More than 40% of the animals that Aristotle studied in his zoological works had a marine origin. If Aristotle were still alive today, he would have made an excellent ambassador for modern marine biodiversity research.
To highlight his very early contributions to the study of marine biodiversity, the LIFEWATCH Regional Port collected a series of five stories that cover different aspects of Aristotle’s life and research, linking his work to current initiatives and projects, and demonstrating that at least part of his work is still relevant and very much alive today. One out of the five stories is: “Aristotle, the ‘marine Linnaeus’ avant la lettre”.
Aristotle, the ‘marine Linnaeus’ avant la lettre
The great philosopher Aristotle was born in 384 BC. Aristotle was a universal scientist with a wide interest. He was the first to define the scientific method and a pioneer in the study of living organisms. Moreover, he was the first to systematically observe and describe biological diversity, as well as to develop the first classification of animals.
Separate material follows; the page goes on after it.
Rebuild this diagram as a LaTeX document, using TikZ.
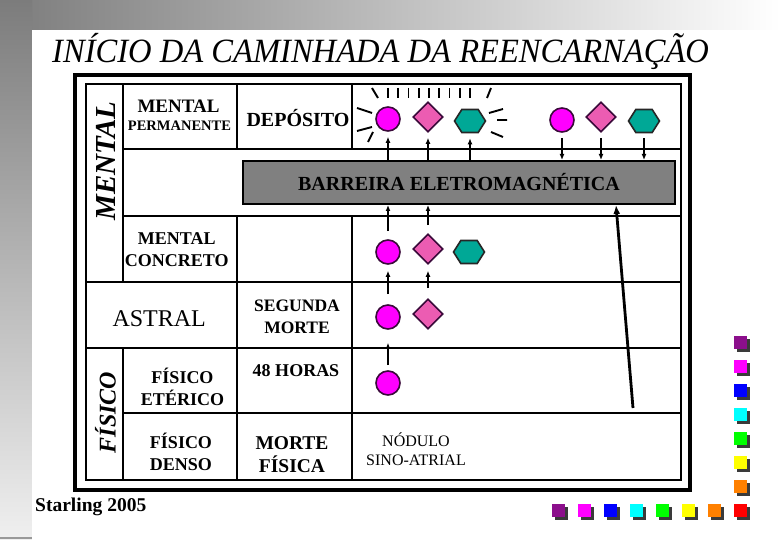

Illustration of a crab present in the ‘Kitab Na’t al-hayawan’, a 13th century Arab translation of part of Aristotle’s writings on natural history. The original drawings, by Aristotle published in one additional volume Anatomai, are now lost. Photo: © The British Library Board (Or. 2784 f.87v).
Besides Aristotle’s profound love for knowledge itself, his interest in marine biology can be linked to his close relationship with the sea. He was familiar with the great variety of fish and marine invertebrates harvested and exploited by the coastal Aegean communities, as demonstrated by archaeological records.
Aristotle’s marine research
Aristotle carried out most of his marine research during his stay on Lesbos Island. There, with the help of the local fishermen, he had the opportunity to study the existing marine biodiversity, access to material for his anatomical work and could observe, first hand, aspects of the biology & behavior of marine animals.
Aristotle’s knowledge of marine organisms is remarkable, particularly when we consider the complete lack of basic research equipment, such as microscopes or scuba gear.
A 12th century transcript of Aristotle’s Historia animalium, found in Constantinople (currently Istanbul) and at present part of the collection of the Biblioteca Medicea Laurenziana in Florence, Italy. Photo: Sailko / Wiki Commons.
Aristotle’s marine research attracts the interest of modern marine scientists
The results of his invaluable contribution to the knowledge of biology and biodiversity is that he has recently attracted the interest of modern marine scientists. These scientists aim to understand the roots of marine biological study, knowledge which can provide baseline information for comparisons between Ancient and current condition. Their expertise can also provide input to other branches of science, including historians, archaeologists, and philosophers.